The specifications were as follows;
Inspiron One 2320
2nd Generation Intel Core2 I7-2600S Processor (2.8GHz)
8GB 1333MHz DDR3 SDRAM(2x4GB)
23"1920 x 1080 (Full HD) WLED Touch Screen
1GB NVIDIA GeForce GT 525M GPU
Internal 10/100/1000 Gigabit Ethernet
Intel Centrino Advanced-N 6230 with Intel Wireless Display and Bluetooth 3.0HS
2TB 7200 RPM Hard Drive
8X DVD+/-RW with Dual Layer Write Capabilities
Dell(TM) Wireless Desktop Keyboard and Mouse Bundle
Integrated TV Tuner with remote control
Integrated HD WebCam
Integrated 5.1 Stereo Sound
Windows 7 Home Premium 64 bit
3-Year Hardware Warranty
Quite a decent specification generally, and the NVIDIA GPU was a welcome addition - much like the Alienware notebook, there's onboard Intel HD Graphics, and the Switchable Graphics feature allows the OS to use the "best" GPU for a given task. The GT 525M is hardly the best NVIDIA GPU around, but it's at least a major improvement over Intel's own.
I did, however, find that the specification was extremely rigid in contrast to the notebook ordering process. By and large, it was essentially a fixed configuration once you'd decided on the 'base' features desired. I would have happily paid the small upgrade cost for Blu-ray, had it been offered - but it wasn't. Equally, I wouldn't have gone with Windows 7 Home Premium if there'd been a choice - even though I could easily do the same SKU change process as I did with the Alienware.

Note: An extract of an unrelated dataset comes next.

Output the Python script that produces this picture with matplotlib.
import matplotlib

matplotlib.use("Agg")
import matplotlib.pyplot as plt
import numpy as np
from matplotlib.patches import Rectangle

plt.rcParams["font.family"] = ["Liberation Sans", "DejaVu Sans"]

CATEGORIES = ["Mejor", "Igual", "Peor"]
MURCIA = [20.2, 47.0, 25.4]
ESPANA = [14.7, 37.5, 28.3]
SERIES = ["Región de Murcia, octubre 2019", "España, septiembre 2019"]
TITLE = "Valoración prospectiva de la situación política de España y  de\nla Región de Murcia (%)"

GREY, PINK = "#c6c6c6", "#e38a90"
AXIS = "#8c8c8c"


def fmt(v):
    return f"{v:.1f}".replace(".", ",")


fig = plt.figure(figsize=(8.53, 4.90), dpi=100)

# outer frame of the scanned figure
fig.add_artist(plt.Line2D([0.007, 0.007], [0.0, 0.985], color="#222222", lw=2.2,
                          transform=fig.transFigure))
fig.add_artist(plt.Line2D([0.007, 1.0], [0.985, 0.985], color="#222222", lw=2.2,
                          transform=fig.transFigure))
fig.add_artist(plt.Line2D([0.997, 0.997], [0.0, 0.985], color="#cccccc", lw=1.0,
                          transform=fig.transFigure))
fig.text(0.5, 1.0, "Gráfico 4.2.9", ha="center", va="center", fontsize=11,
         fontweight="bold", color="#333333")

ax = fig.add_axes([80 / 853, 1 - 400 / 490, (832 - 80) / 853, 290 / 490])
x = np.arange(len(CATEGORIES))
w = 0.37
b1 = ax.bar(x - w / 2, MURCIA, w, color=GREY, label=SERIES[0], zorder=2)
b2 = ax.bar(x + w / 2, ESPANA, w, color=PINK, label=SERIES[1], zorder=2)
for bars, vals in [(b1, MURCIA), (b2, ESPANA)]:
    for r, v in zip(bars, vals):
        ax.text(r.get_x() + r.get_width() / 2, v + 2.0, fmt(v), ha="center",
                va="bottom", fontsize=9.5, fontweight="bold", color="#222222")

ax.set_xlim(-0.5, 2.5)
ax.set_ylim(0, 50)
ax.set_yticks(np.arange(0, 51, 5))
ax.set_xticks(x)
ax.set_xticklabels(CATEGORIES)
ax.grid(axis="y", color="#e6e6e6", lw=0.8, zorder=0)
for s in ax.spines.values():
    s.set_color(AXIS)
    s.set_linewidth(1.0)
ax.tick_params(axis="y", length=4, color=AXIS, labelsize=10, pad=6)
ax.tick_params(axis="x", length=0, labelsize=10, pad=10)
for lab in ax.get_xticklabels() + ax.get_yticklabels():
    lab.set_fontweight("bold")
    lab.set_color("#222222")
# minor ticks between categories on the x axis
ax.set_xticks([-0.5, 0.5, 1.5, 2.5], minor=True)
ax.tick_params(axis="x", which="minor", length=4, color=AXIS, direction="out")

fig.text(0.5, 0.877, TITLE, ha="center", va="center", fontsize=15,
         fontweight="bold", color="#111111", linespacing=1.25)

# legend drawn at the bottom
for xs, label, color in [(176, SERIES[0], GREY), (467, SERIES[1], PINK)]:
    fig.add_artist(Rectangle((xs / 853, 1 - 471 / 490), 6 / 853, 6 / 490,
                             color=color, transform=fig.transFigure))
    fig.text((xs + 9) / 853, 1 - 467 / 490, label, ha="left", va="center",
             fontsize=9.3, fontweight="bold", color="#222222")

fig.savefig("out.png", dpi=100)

What is really, really aggravating though is the complete lack of the "optional" AV board as a selectable configuration in Australia. This AV board - which I believe has the part number D4V54 - should really be included by default, or at least selectable. Dell Australia, it seems, has chosen to completely omit the board though. This, sadly, makes the 2320 a dead duck when it comes to use as a media center or similar.
I'm sure that if you had something compatible with Intel Wireless Display - I don't - then it might be less of an issue. But to be frank, the lack of HDMI, VGA, RCA, and fibre optic I/O ports - which is a result of excluding this - makes it all too easy to shake your head at the stupidity. I'm fairly sure that - like with the majority of Dell parts in Australia - it's damn near impossible to buy them after the fact from Dell themselves. Stupidly, the board's only worth about AUD$20.
I haven't been able to use the TV tuner, as the study has essentially no reception (and no external antenna access). But I could certainly have used the 2320 when our main TV died, if I'd been able to do HDMI in from our TiVo. Without the AV board, though, there was no chance, and I wasn't about to unplug the TiVo to get an antenna signal.
I can purchase the D4V54 board elsewhere - sadly, there's no documentation to confirm that this Inspiron 2305/2310 board is definitely the right one for the 2320 - but until I'm getting regular pay again, that's not too likely. Regardless, this is an area that Dell always seem to shoot themselves in the foot. Their after-sales capabilities are somewhere between woeful and non-existent - but then, I could say the same of HP and others, too. They're by no means alone, but they may well be the most consistently awful.
The 2320 is fine for day to day computing. What I've seen of the TV tuner capabilities is fine too. The touch screen is nice, bright, and responsive. The overall PC performance is excellent - but has the same caveat as I found with the Alienware; DON'T replace the Dell-supplied Intel HD graphics drivers with Intel's generic (and more up to date) version. This will disable the switchable graphics capabilities, or in other words, the generic drivers will lock you in to using Intel graphics ONLY.
From a usage perspective, the family have no complaints. It works, and generally works well. The wireless keyboard and mouse work well, although you have to have a USB dongle attached for the mouse to work. They're quite comfortable and reliable.
If the Inspiron 2320 included the AV board, or at the very least made it easy to add during the purchase and/or purchase as an after-market upgrade, I would happily recommend it. As things stand though, I'd have to stop short. It's not the PC. It's what it lacks, and the fact that Dell could have easily addressed this.